The entire New Jersey Legislature is up for election this November; all 40 seats in the Senate and 80 seats in the General Assembly. This means that control of the legislature is up for grabs. Voters will decide whether to endorse the current configuration of state government – with split party control between the legislature and the governor – or call for a new direction by handing control of both branches of government to the Republican party.
You may think that. And bless your heart if you do. But you would be wrong.
Yes, Democrats and Republicans are competing for nearly every seat in the legislature except two. [As of this writing, a federal court has ordered Democrat Carl Lewis’ name off the 8th district Senate ballot and there is only one Republican running for the two available Assembly seats in the 20th district.] Another 26 independent candidates have thrown their hats into the ring, as well. But at the end of the day, no more than 130 out of 264 candidates on the ballot have a realistic shot at being sworn in as one of New Jersey’s 120 legislators.
The recently instituted legislative map drawn up during the redistricting process this spring made sure of that. The new map turned out to be a boon for incumbents, but it offers little choice for voters.
That means only three districts are generally considered to be competitive this year. These include the 2nd district 2 in Atlantic County, which has a Democrat in the Senate and two Republicans in the Assembly, and two Democratic-held districts – the 14th in Mercer and Middlesex and the 38th in Bergen.
Because of this overall lack of competitiveness, the 2011 mid-term election is not going to be a referendum on Governor Christie in the traditional sense. Certainly, the governor’s policies form the backdrop for the election and he will be a potent presence, particularly when it comes to raising campaign contributions. But there will be no coordinated, statewide effort to base campaign strategy on a single message around the governor.
Campaigns in the few competitive districts will be fought on local issues. The governor will be a presence to the extent he impacts those local issues. So in the 2nd, state control of the Atlantic City Tourism District will predominate. In the 14th, home to a large number of state workers, the focus will be on pension and benefit reforms.
There have been some murmurs that a greater number of districts are at play this year simply because many voters are new to their districts. For example, shifts in voter registration caused by redistricting have given some hope for additional seats. These include GOP-held districts 8, 11, and 16, where Democrats outnumber Republicans on the registration rolls by 4,500, 10,100, and 5,300 voters, respectively. However, past voting history makes any Democratic pick-ups here unlikely.
Districts where Democrats have no more than a 10,000 voter registration edge are considered to be pretty safe bets for the GOP. Senator Jim Whelan in District 2 is considered more threatened this year in part because his district went from an 11,000 to a 9,200 Democratic registration advantage with the new map.
Republicans, on the other hand, win practically every district where their party has more registered voters than the Democrats. District 1 is the only exception.
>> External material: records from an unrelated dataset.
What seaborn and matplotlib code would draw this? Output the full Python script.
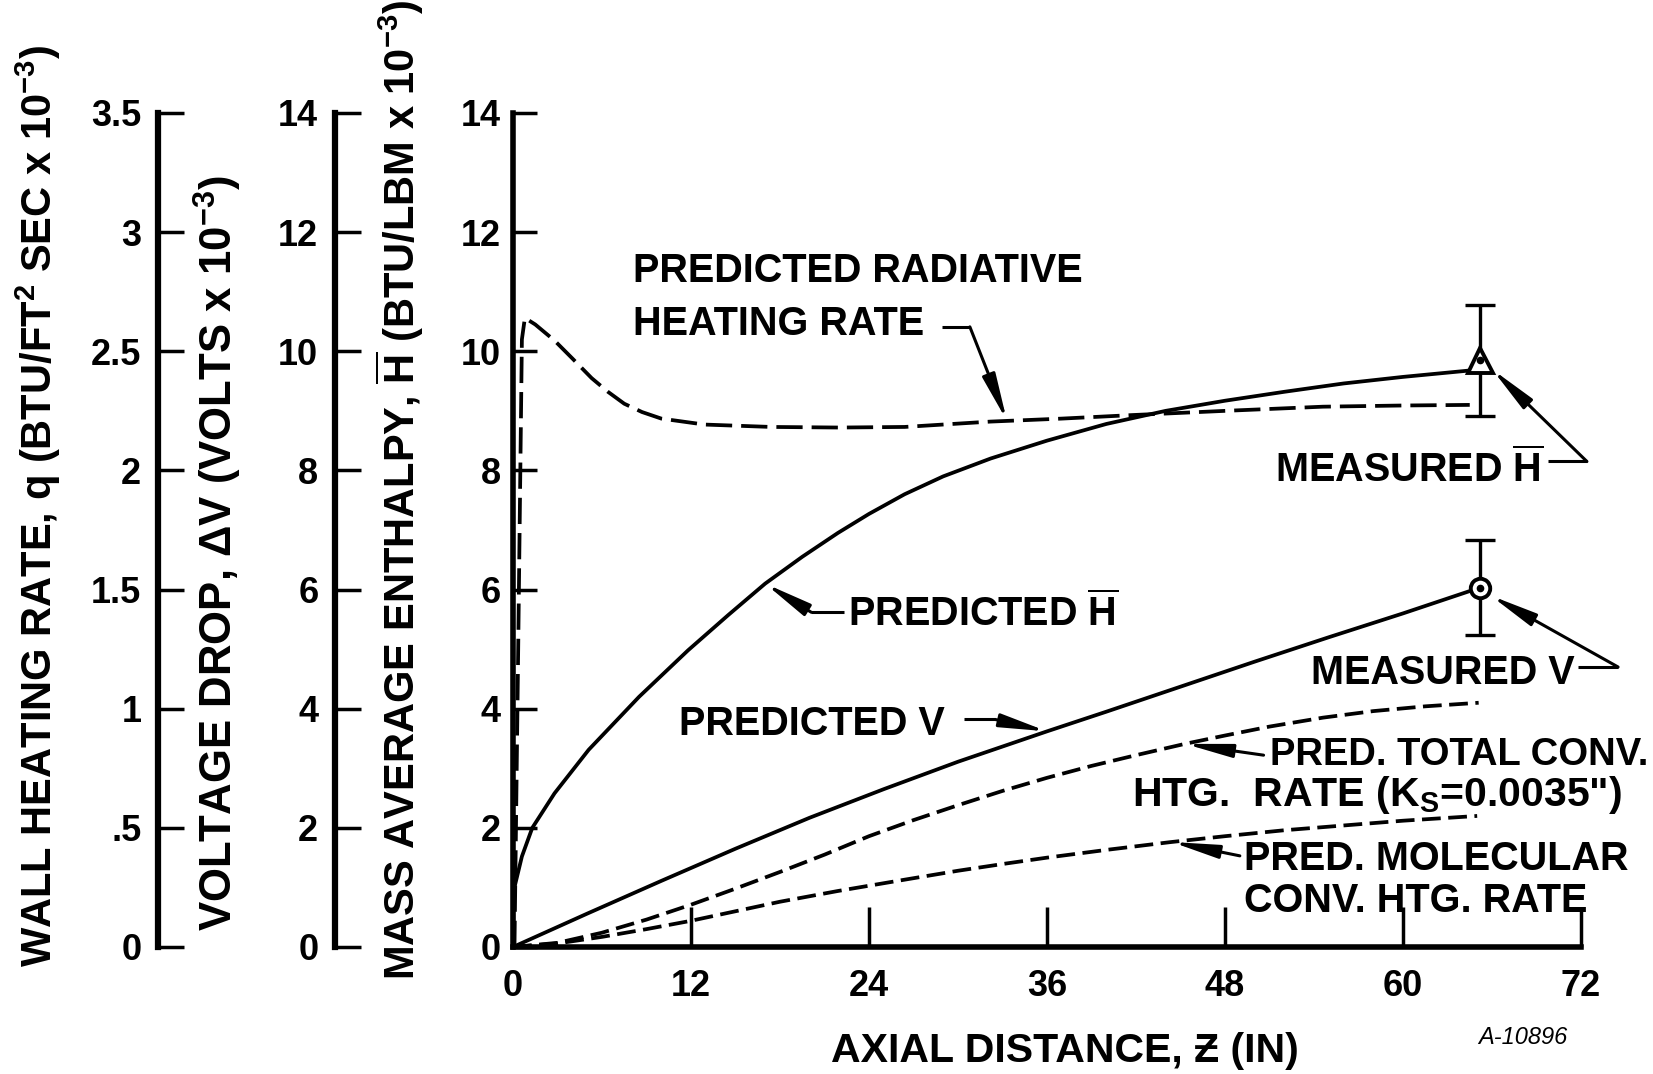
import numpy as np
import pandas as pd
import matplotlib
matplotlib.use("Agg")
import matplotlib.pyplot as plt
import seaborn as sns

# ---------------------------------------------------------------- data
# axial distance z (in) and curve values on the common 0-14 scale
Z_ENTH = [0, 0.6, 1.3, 2.8, 5.1, 8.5, 11.8, 14.5, 17.0, 19.5, 21.9, 24.0, 26.4,
          29.0, 32.2, 36.0, 40.0, 44.0, 48.0, 52.0, 56.0, 60.0, 64.6]
ENTH = [0.9, 1.52, 2.0, 2.58, 3.31, 4.2, 4.98, 5.57, 6.1, 6.55, 6.95, 7.27,
        7.6, 7.9, 8.2, 8.5, 8.78, 9.0, 9.17, 9.32, 9.46, 9.57, 9.68]

Z_RAD = [0.1, 0.35, 0.6, 0.8, 1.5, 2.8, 4.0, 5.3, 6.4, 7.5, 8.7, 10.0, 12.9,
         17.4, 22.0, 26.4, 32.2, 37.0, 41.8, 48.0, 54.6, 60.0, 64.5]
RAD = [0.0, 5.0, 10.2, 10.56, 10.45, 10.18, 9.88, 9.55, 9.32, 9.12, 8.98, 8.87,
       8.77, 8.73, 8.72, 8.73, 8.82, 8.87, 8.93, 9.0, 9.07, 9.09, 9.10]

Z_VOLT = [0, 5, 10, 15, 20, 25, 30, 36, 40, 45, 50, 55, 60, 64.8]
VOLT = [0, 0.56, 1.11, 1.65, 2.17, 2.65, 3.11, 3.62, 3.95, 4.37, 4.79, 5.2,
        5.6, 6.0]

Z_TOT = [0, 3, 6, 9, 12, 15, 18, 21, 24, 27, 30, 33, 36, 39, 42, 45.3, 48, 51,
         54.6, 58, 61.5, 65.1]
TOT = [0, 0.07, 0.24, 0.46, 0.71, 0.98, 1.26, 1.55, 1.86, 2.13, 2.38, 2.62,
       2.84, 3.04, 3.22, 3.41, 3.55, 3.7, 3.85, 3.96, 4.04, 4.1]

Z_MOL = [0, 3, 6, 9, 12, 15, 18, 21.9, 26.4, 30, 33.2, 36, 40, 44.3, 48, 52,
         56, 60, 65]
MOL = [0, 0.06, 0.17, 0.3, 0.44, 0.6, 0.76, 0.94, 1.13, 1.28, 1.4, 1.5, 1.63,
       1.76, 1.86, 1.96, 2.04, 2.12, 2.2]

# measured values with error range
MEAS_ENTH_Z, MEAS_ENTH, MEAS_ENTH_LO, MEAS_ENTH_HI = [65.2], [9.85], [8.92], [10.78]
MEAS_VOLT_Z, MEAS_VOLT, MEAS_VOLT_LO, MEAS_VOLT_HI = [65.2], [6.02], [5.24], [6.84]

X_TICKS = [0, 12, 24, 36, 48, 60, 72]
Y_TICKS = [0, 2, 4, 6, 8, 10, 12, 14]
Q_TICKS = [0, 0.5, 1, 1.5, 2, 2.5, 3, 3.5]
Q_LABELS = ["0", ".5", "1", "1.5", "2", "2.5", "3", "3.5"]

# ---------------------------------------------------------------- style
sns.set_theme(style="white")
plt.rcParams["font.family"] = ["Liberation Sans", "DejaVu Sans"]
plt.rcParams["font.weight"] = "bold"
plt.rcParams["mathtext.fontset"] = "custom"
plt.rcParams["mathtext.rm"] = "Liberation Sans:bold"
plt.rcParams["mathtext.bf"] = "Liberation Sans:bold"
plt.rcParams["mathtext.it"] = "Liberation Sans:bold"
plt.rcParams["mathtext.default"] = "rm"
plt.rcParams["axes.unicode_minus"] = True

INK = "black"
W, H = 1653, 1074
L, R, B, T = 513, 1581, 947, 113

fig = plt.figure(figsize=(W / 100, H / 100), dpi=100)
fig.patch.set_facecolor("white")
ax = fig.add_axes([L / W, 1 - B / H, (R - L) / W, (B - T) / H])
ax.set_facecolor("none")

# ---------------------------------------------------------------- curves
LW = 2.7
sns.lineplot(x=Z_ENTH, y=ENTH, ax=ax, color=INK, lw=LW, estimator=None, sort=False)
sns.lineplot(x=Z_VOLT, y=VOLT, ax=ax, color=INK, lw=LW, estimator=None, sort=False)
sns.lineplot(x=Z_RAD, y=RAD, ax=ax, color=INK, lw=LW, estimator=None, sort=False,
             linestyle=(0, (7, 2.4)))
sns.lineplot(x=Z_TOT, y=TOT, ax=ax, color=INK, lw=LW, estimator=None, sort=False,
             linestyle=(0, (5, 2)))
sns.lineplot(x=Z_MOL, y=MOL, ax=ax, color=INK, lw=LW, estimator=None, sort=False,
             linestyle=(0, (5, 2)))

# measured points with error bars
for zz, vv, lo, hi, mk, ms in [
        (MEAS_ENTH_Z, MEAS_ENTH, MEAS_ENTH_LO, MEAS_ENTH_HI, "^", 18),
        (MEAS_VOLT_Z, MEAS_VOLT, MEAS_VOLT_LO, MEAS_VOLT_HI, "o", 14)]:
    err = [np.subtract(vv, lo), np.subtract(hi, vv)]
    ax.errorbar(zz, vv, yerr=err, fmt="none", ecolor=INK, elinewidth=2.4,
                capsize=11, capthick=2.4, zorder=4)
    ax.plot(zz, vv, marker=mk, ms=ms, mfc="white", mec=INK, mew=2.8,
            linestyle="none", zorder=5)
    ax.plot(zz, vv, marker="o", ms=4.5, mfc=INK, mec=INK, linestyle="none",
            zorder=6)

# ---------------------------------------------------------------- main axes
ax.set_xlim(0, 72)
ax.set_ylim(0, 14)
ax.set_xticks(X_TICKS)
ax.set_yticks(Y_TICKS)
ax.set_yticks([14], minor=True)
for s in ["top", "right"]:
    ax.spines[s].set_visible(False)
for s in ["left", "bottom"]:
    ax.spines[s].set_linewidth(4)
    ax.spines[s].set_color(INK)
ax.tick_params(axis="y", which="major", direction="in", length=17, width=2.5,
               pad=9, labelsize=26, colors=INK, left=True)
ax.tick_params(axis="y", which="minor", direction="in", length=23, width=2.5,
               colors=INK, left=True)
ax.tick_params(axis="x", direction="in", length=29, width=2.5, pad=16,
               labelsize=26, colors=INK, bottom=True)
ax.set_xlabel("")
ax.set_ylabel("")

# ---------------------------------------------------------------- extra scales
def side_scale(xpix, lim, ticks, labels):
    a = fig.add_axes([xpix / W, 1 - B / H, 0.0004, (B - T) / H])
    a.set_ylim(*lim)
    a.set_yticks(ticks)
    a.set_yticklabels(labels)
    a.set_yticks([lim[0], lim[1]], minor=True)
    a.set_xticks([])
    a.patch.set_visible(False)
    for s in ["top", "right", "bottom"]:
        a.spines[s].set_visible(False)
    a.spines["left"].set_linewidth(4.5)
    a.spines["left"].set_color(INK)
    a.tick_params(axis="y", which="major", direction="in", length=19, width=2.5,
                  pad=12, labelsize=26, colors=INK, left=True)
    a.tick_params(axis="y", which="minor", direction="in", length=26, width=2.5,
                  colors=INK, left=True)
    return a

side_scale(158, (0, 3.5), Q_TICKS, Q_LABELS)
side_scale(335, (0, 14), Y_TICKS, [str(t) for t in Y_TICKS])

# ---------------------------------------------------------------- axis titles
fig.text(38 / W, 1 - 506 / H,
         r"WALL HEATING RATE, q (BTU/FT$^{2}$ SEC x 10$^{-3}$)",
         rotation=90, ha="center", va="center", fontsize=30, color=INK)
fig.text(218 / W, 1 - 553 / H,
         r"VOLTAGE DROP, ΔV (VOLTS x 10$^{-3}$)",
         rotation=90, ha="center", va="center", fontsize=31.5, color=INK)
fig.text(400 / W, 1 - 490 / H,
         r"MASS AVERAGE ENTHALPY, $\overline{\mathrm{H}}$ (BTU/LBM x 10$^{-3}$)",
         rotation=90, ha="center", va="center", fontsize=30, color=INK)
fig.text(1065 / W, 1 - 1051 / H, "AXIAL DISTANCE, Ƶ (IN)",
         ha="center", va="center", fontsize=29.5, color=INK)
fig.text(1523 / W, 1 - 1038 / H, "A-10896", ha="center", va="center",
         fontsize=17, fontstyle="italic", fontweight="normal", color=INK)

# ---------------------------------------------------------------- callouts
TXT = dict(fontsize=28.5, color=INK, va="center", ha="left", clip_on=False)
ARROW = dict(arrowstyle="-|>,head_length=1.4,head_width=0.2", color=INK,
             lw=2.2, shrinkA=0, shrinkB=0, mutation_scale=20)


def pointer(tail, corner, tip):
    if tail is not None:
        ax.plot([tail[0], corner[0]], [tail[1], corner[1]], color=INK, lw=2.2,
                clip_on=False, solid_capstyle="butt")
    ax.annotate("", xy=tip, xytext=corner, arrowprops=ARROW,
                annotation_clip=False)


ax.text(8.1, 11.35, "PREDICTED RADIATIVE", **TXT)
ax.text(8.1, 10.45, "HEATING RATE", **TXT)
pointer((28.9, 10.41), (30.8, 10.41), (33.3, np.interp(33.3, Z_RAD, RAD)))

ax.text(22.6, 5.6, r"PREDICTED $\overline{\mathrm{H}}$", **TXT)
pointer((22.3, 5.62), (20.1, 5.62), (17.0, np.interp(17.0, Z_ENTH, ENTH)))

ax.text(11.2, 3.75, "PREDICTED V", **TXT)
pointer((30.4, 3.82), (32.5, 3.82), (36.0, np.interp(36.0, Z_VOLT, VOLT)))

ax.text(51.0, 3.22, "PRED. TOTAL CONV.", **dict(TXT, fontsize=27.5))
ax.text(41.7, 2.55, r'HTG.  RATE (K$_{S}$=0.0035")', **dict(TXT, fontsize=29.5))
pointer(None, (50.6, 3.22), (45.3, np.interp(45.3, Z_TOT, TOT)))

ax.text(49.3, 1.48, "PRED. MOLECULAR", **TXT)
ax.text(49.3, 0.77, "CONV. HTG. RATE", **TXT)
pointer(None, (49.0, 1.53), (44.4, np.interp(44.4, Z_MOL, MOL)))

ax.text(51.4, 8.02, r"MEASURED $\overline{\mathrm{H}}$", **TXT)
pointer((69.8, 8.15), (72.4, 8.15), (66.0, 9.7))

ax.text(53.8, 4.6, "MEASURED V", **TXT)
pointer((71.8, 4.7), (74.5, 4.7), (65.9, 5.9))

fig.savefig("out.png", dpi=100, facecolor="white")
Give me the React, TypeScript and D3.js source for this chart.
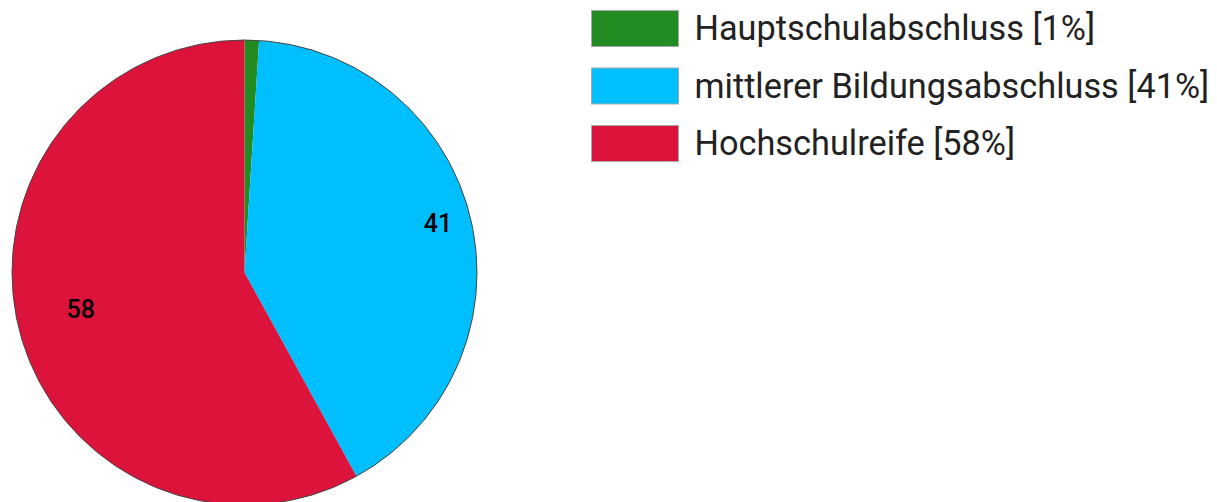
import * as d3 from "d3";

const categories = ["Hauptschulabschluss", "mittlerer Bildungsabschluss", "Hochschulreife"];
const values = [1, 41, 58];
const colors = ["#228B22", "#00BFFF", "#DC143C"];

const WIDTH = 1217;
const HEIGHT = 502;
const CX = 244.5;
const CY = 272.5;
const RADIUS = 232.5;
const LABEL_R = RADIUS * 0.79;
const LEGEND_X = 591;
const LEGEND_Y = 10;
const LEGEND_STEP = 57.5;

export default function App() {
  const total = d3.sum(values);
  const pie = d3.pie<number>().value((d) => d).sort(null);
  const arcs = pie(values);
  const arcGen = d3.arc<d3.PieArcDatum<number>>().innerRadius(0).outerRadius(RADIUS);

  return (
    <svg
      width={WIDTH}
      height={HEIGHT}
      style={{ position: "absolute", left: 0, top: 0, fontFamily: "Roboto, sans-serif" }}
    >
      <g transform={`translate(${CX}, ${CY})`}>
        {arcs.map((a, i) => (
          <path key={i} d={arcGen(a) || ""} fill={colors[i]} />
        ))}
        <circle r={RADIUS} fill="none" stroke="#444" strokeWidth={1} />
        {arcs.map((a, i) => {
          // skip labels for tiny slices
          if (a.value < 5) return null;
          const mid = (a.startAngle + a.endAngle) / 2;
          const x = Math.sin(mid) * LABEL_R;
          const y = -Math.cos(mid) * LABEL_R;
          return (
            <text key={"l" + i} x={x} y={y} fontSize={25} fontWeight={500} fill="#000" textAnchor="start">
              {a.value}
            </text>
          );
        })}
      </g>
      <g>
        {categories.map((c, i) => (
          <g key={c} transform={`translate(${LEGEND_X}, ${LEGEND_Y + i * LEGEND_STEP})`}>
            <rect x={0.5} y={0.5} width={87} height={36} fill={colors[i]} stroke="#aaa" strokeWidth={1} />
            <text x={103.5} y={30} fontSize={34.3} fill="#222">
              {`${c} [${Math.round((values[i] / total) * 100)}%]`}
            </text>
          </g>
        ))}
      </g>
    </svg>
  );
}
Despite being outnumbered on the voter rolls in the state’s southernmost district, the relatively conservative incumbent Senator Jeff Van Drew has proven coattails and will likely lead his two Democratic Assembly mates to victory again this year.
Democrats really need to have at least a 20,000 voter registration advantage before they can start counting their Election Day chickens. District 7 is one exception, where Republican State Senator Diane Allen has been able to turn her individual popularity into easy wins in a heavily Democratic district, but without coattails for her Assembly running mates.
This threshold is one of the reasons why District 38 is now considered competitive for Republicans. The Democratic registration advantage here dropped from nearly 22,000 voters to just over 12,000 under the new map. On the other hand, this is also the reason why District 14 may not be as competitive as Republicans had hoped – registered Democrats continue to outnumber Republicans by 21,000 voters here.
So we are left with an election where turnout will be decidedly low. The Democrats’ 8 seat majority in the Senate and 14 seat majority in the Assembly will not change by more than a couple of seats in each chamber, if at all.
The direction New Jersey government was heading before the election is likely to be the same direction it continues along afterward. For good or for ill.